Detecting exposed items in computer -based testing
More and more testing programs are transferring from traditional paper and pencil to computer-based administrations. Common practice in computer-based testing is that test items are utilized repeatedly in a short time period to support large volumes of examinees, which makes disclosed items a concern to the validity and fairness of test scores. Most current research is focused on controlling item exposure rates, which minimizes the probability that some items are over used, but there is no common understanding about issues such as how long an item pool should be used, what the pool size should be, and what exposure rates are acceptable.
A different approach to addressing overexposure of test items is to focus on generation and investigation of item statistics that reveal whether test items are known to examinees prior to their seeing the tests. A method was proposed in this study to detect disclosed items by monitoring the moving averages of some common item statistics.
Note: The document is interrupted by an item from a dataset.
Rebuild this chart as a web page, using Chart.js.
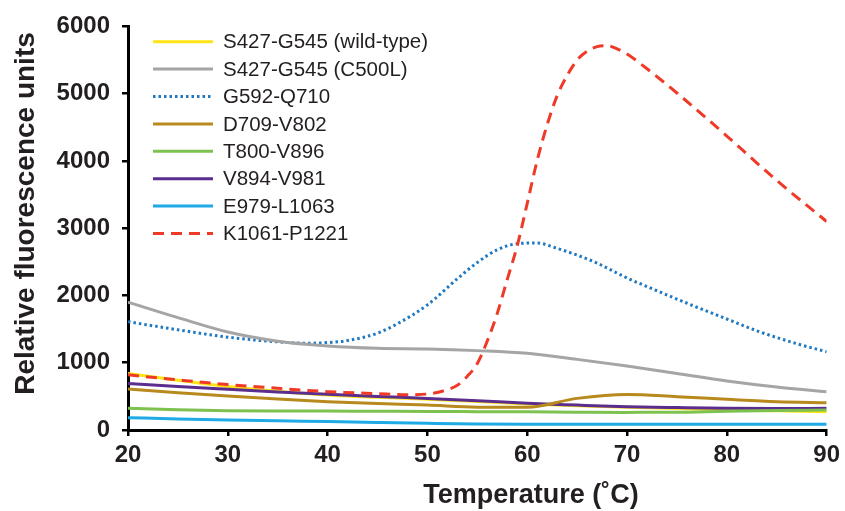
<!DOCTYPE html>
<html>
<head>
<meta charset="utf-8">
<script src="https://cdn.jsdelivr.net/npm/chart.js@4"></script>
<style>
    html, body { margin: 0; padding: 0; background: #fff; }
    canvas { display: block; }
</style>
</head>
<body>
<canvas id="chart" width="845" height="511"></canvas>
<script>
const FONT = "'Liberation Sans', Arial, sans-serif";

// Temperatures (°C)
const temps = [20, 25, 30, 35, 40, 45, 50, 55, 60, 65, 70, 75, 80, 85, 90];
const blueTemps = [20, 25, 30, 35, 38, 40, 42, 45, 47, 50, 53, 55, 57, 59, 61, 63, 65, 67, 70, 73, 77, 80, 83, 87, 90];
const redTemps = [20, 25, 30, 35, 40, 45, 48, 50, 52, 53, 54, 55, 56, 57, 58, 59, 60, 61, 62, 63, 64, 65, 66, 67, 68, 69, 70, 72, 75, 80, 85, 90];

// Relative fluorescence units
const wildType = [842, 740, 645, 575, 520, 485, 458, 425, 388, 362, 340, 320, 300, 285, 272];
const c500l = [1900, 1670, 1456, 1320, 1250, 1215, 1205, 1180, 1140, 1050, 950, 840, 730, 640, 570];
const g592 = [1610, 1490, 1380, 1310, 1290, 1300, 1330, 1440, 1580, 1860, 2250, 2490, 2680, 2770, 2780, 2700, 2600, 2480, 2260, 2070, 1825, 1650, 1475, 1283, 1163];
const d709 = [610, 555, 505, 460, 421, 393, 371, 340, 338, 470, 528, 495, 456, 421, 406];
const t800 = [322, 300, 288, 283, 281, 278, 276, 273, 270, 265, 262, 264, 280, 290, 297];
const v894 = [693, 645, 604, 565, 530, 498, 470, 436, 396, 370, 347, 333, 322, 320, 322];
const e979 = [183, 165, 150, 137, 125, 112, 100, 90, 86, 85, 84, 84, 84, 84, 84];
const k1061 = [820, 745, 675, 620, 570, 540, 525, 535, 600, 665, 800, 990, 1325, 1735, 2240, 2740, 3370, 4010, 4540, 4970, 5270, 5500, 5630, 5700, 5715, 5665, 5590, 5370, 5010, 4370, 3710, 3100];

const xTicks = [20, 30, 40, 50, 60, 70, 80, 90];
const yTicks = [0, 1000, 2000, 3000, 4000, 5000, 6000];
const yTitle = "Relative fluorescence units";
const xTitle = "Temperature (˚C)";

function toPoints(xs, ys) {
    return xs.map((x, i) => ({ x: x, y: ys[i] }));
}

function series(label, xs, ys, color, dash, order) {
    return {
        label: label,
        data: toPoints(xs, ys),
        borderColor: color,
        backgroundColor: color,
        borderWidth: 3,
        borderDash: dash || [],
        pointRadius: 0,
        cubicInterpolationMode: "monotone",
        fill: false,
        order: order || 0
    };
}

const datasets = [
    series("S427-G545 (wild-type)", temps, wildType, "#FFE515", null, 5),
    series("S427-G545 (C500L)", temps, c500l, "#A5A5A5"),
    series("G592-Q710", blueTemps, g592, "#1E78C2", [2.5, 3]),
    series("D709-V802", temps, d709, "#B8891D"),
    series("T800-V896", temps, t800, "#7DC24F"),
    series("V894-V981", temps, v894, "#5A2D8E"),
    series("E979-L1063", temps, e979, "#1DAAE5"),
    series("K1061-P1221", redTemps, k1061, "#EE3A27", [11, 7], -1)
];

// Legend inside the plot (single column, top left) and both axis titles,
// which sit off the axis centres in the original
const decorations = {
    id: "decorations",
    afterDraw(chart) {
        const c = chart.ctx;
        c.save();
        c.font = "20.5px " + FONT;
        c.textBaseline = "middle";
        c.fillStyle = "#231F20";
        chart.data.datasets.forEach((ds, i) => {
            const y = 41.7 + i * 27.4;
            c.beginPath();
            c.setLineDash(ds.borderDash);
            c.strokeStyle = ds.borderColor;
            c.lineWidth = ds.borderWidth;
            c.moveTo(153, y);
            c.lineTo(213, y);
            c.stroke();
            c.setLineDash([]);
            c.fillText(ds.label, 223, y + 1);
        });

        c.font = "bold 27px " + FONT;
        c.textAlign = "center";
        c.textBaseline = "alphabetic";
        c.fillText(xTitle, 531, 503);

        c.translate(26, 213.5);
        c.rotate(-Math.PI / 2);
        c.font = "bold 28px " + FONT;
        c.textBaseline = "middle";
        c.fillText(yTitle, 0, 0);
        c.restore();
    }
};

new Chart(document.getElementById("chart"), {
    type: "line",
    data: { datasets: datasets },
    plugins: [decorations],
    options: {
        responsive: false,
        devicePixelRatio: 1,
        animation: false,
        layout: { padding: { top: 26, right: 14, left: 0, bottom: 0 } },
        plugins: {
            legend: { display: false },
            tooltip: { enabled: false }
        },
        scales: {
            x: {
                type: "linear",
                min: 20,
                max: 90,
                afterFit: (scale) => { scale.height = 81; },
                afterBuildTicks: (scale) => { scale.ticks = xTicks.map(v => ({ value: v })); },
                border: { display: true, color: "#000", width: 3 },
                grid: { drawOnChartArea: false, drawTicks: true, tickLength: 6, color: "#000", lineWidth: 2.5 },
                ticks: {
                    padding: 5,
                    color: "#231F20",
                    callback: (v) => String(v),
                    font: { family: FONT, size: 24, weight: "bold" }
                }
            },
            y: {
                min: 0,
                max: 6000,
                afterFit: (scale) => { scale.width = 128; },
                afterBuildTicks: (scale) => { scale.ticks = yTicks.map(v => ({ value: v })); },
                border: { display: true, color: "#000", width: 3 },
                grid: { drawOnChartArea: false, drawTicks: true, tickLength: 6, color: "#000", lineWidth: 2.5 },
                ticks: {
                    padding: 12,
                    color: "#231F20",
                    callback: (v) => String(v),
                    font: { family: FONT, size: 24, weight: "bold" }
                }
            }
        }
    }
});
</script>
</body>
</html>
Three simulation studies were conducted to investigate and evaluate the usefulness of the method. The statistics investigated included classical item difficulty, IRT-based item raw residuals, and three kinds of IRT-based standardized item residuals. The detection statistic used in study 1 was the classical item difficulty statistic. Study 2 investigated classical item difficulty, IRT-based item residuals and the best known of the IRT-based standardized residuals. Study 3 investigated three different types of standardizations of residuals. Other variables in the simulations included window sizes, item characteristics, ability distributions, and the extent of item disclosure. Empirical type I error and power of the method were computed for different situations. The results showed that, with reasonable window sizes (about 200 examinees), the IRT-based statistics under a wide variety of conditions produced the most promising results and seem ready for immediate implementation. Difficult and discriminating items were the easiest to spot when they had been exposed and it is the most discriminating items that contribute most to proficiency estimation with multi-parameter IRT models. Therefore, early detection of these items is especially important. The applicability of the approach to large scale testing programs was also addressed.